**REQUIREMENT**
Return precisely the span of lines from the top of the material below to the line containing "y_ticks = [0, 5, 10, 15, 20]", both included. Pictures are excluded.

------------------------------

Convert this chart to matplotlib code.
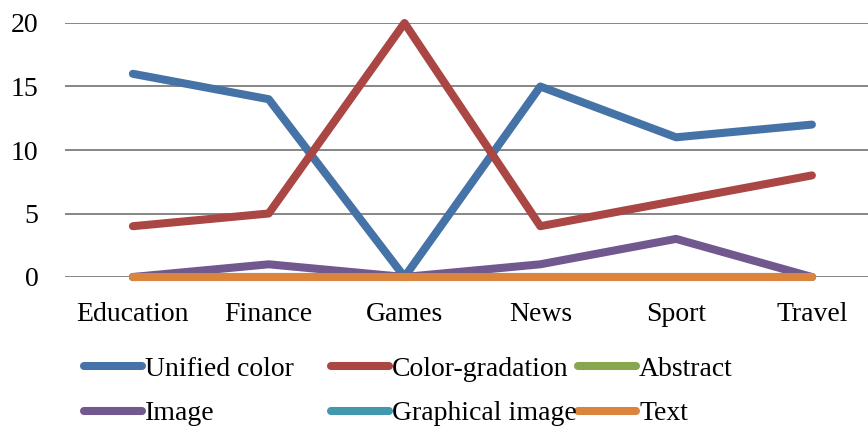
import matplotlib
matplotlib.use("Agg")
import matplotlib.pyplot as plt
from matplotlib.lines import Line2D

categories = ["Education", "Finance", "Games", "News", "Sport", "Travel"]
series_names = ["Unified color", "Color-gradation", "Abstract",
                "Image", "Graphical image", "Text"]
unified_color = [16, 14, 0, 15, 11, 12]
color_gradation = [4, 5, 20, 4, 6, 8]
abstract = [0, 0, 0, 0, 0, 0]
image = [0, 1, 0, 1, 3, 0]
graphical_image = [0, 0, 0, 0, 0, 0]
text = [0, 0, 0, 0, 0, 0]
y_ticks = [0, 5, 10, 15, 20]

series_values = [unified_color, color_gradation, abstract,
                 image, graphical_image, text]
colors = ["#4572A7", "#AA4643", "#89A54E", "#71588F", "#4198AF", "#DB843D"]

plt.rcParams["font.family"] = ["Liberation Serif", "DejaVu Serif"]
FS = 20

W, H = 868, 428
fig = plt.figure(figsize=(W / 100, H / 100), dpi=100)
ax_left, ax_right = 65, 868
ax_top, ax_bottom = 23, 277
ax = fig.add_axes([ax_left / W, 1 - ax_bottom / H,
                   (ax_right - ax_left) / W, (ax_bottom - ax_top) / H])

band = 135.8
x = list(range(len(categories)))
ax.set_xlim(-0.5, -0.5 + (ax_right - ax_left) / band)
ax.set_ylim(0, 20)

for v in y_ticks:
    ax.axhline(v, color="#868686", lw=1.4, zorder=1)

lw = 5.8
for vals, c in zip(series_values, colors):
    ax.plot(x, vals, color=c, lw=lw, solid_capstyle="round",
            solid_joinstyle="round", zorder=3, clip_on=False)

for s in ax.spines.values():
    s.set_visible(False)
ax.set_xticks(x)
ax.set_xticklabels(categories, fontsize=FS)
ax.set_yticks(y_ticks)
ax.set_yticklabels([str(v) for v in y_ticks], fontsize=FS)
ax.tick_params(axis="both", length=0)
ax.tick_params(axis="x", pad=18)
ax.tick_params(axis="y", pad=19)

# legend: three equal columns, two rows
col_x = [84, 331, 578]
row_y = [366, 411]
handle_len = 58
for i, (name, c) in enumerate(zip(series_names, colors)):
    r, k = divmod(i, 3)
    x0 = col_x[k]
    y0 = row_y[r]
    fig.add_artist(Line2D([x0 / W, (x0 + handle_len) / W],
                          [1 - y0 / H, 1 - y0 / H], color=c, lw=lw,
                          solid_capstyle="round"))
    fig.text((x0 + handle_len + 3) / W, 1 - y0 / H, name, fontsize=FS,
             va="center_baseline", ha="left")

fig.savefig("out.png", dpi=100)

------------------------------

**THE OUTPUT**
Convert this chart to matplotlib code.
import matplotlib
matplotlib.use("Agg")
import matplotlib.pyplot as plt
from matplotlib.lines import Line2D

categories = ["Education", "Finance", "Games", "News", "Sport", "Travel"]
series_names = ["Unified color", "Color-gradation", "Abstract",
                "Image", "Graphical image", "Text"]
unified_color = [16, 14, 0, 15, 11, 12]
color_gradation = [4, 5, 20, 4, 6, 8]
abstract = [0, 0, 0, 0, 0, 0]
image = [0, 1, 0, 1, 3, 0]
graphical_image = [0, 0, 0, 0, 0, 0]
text = [0, 0, 0, 0, 0, 0]
y_ticks = [0, 5, 10, 15, 20]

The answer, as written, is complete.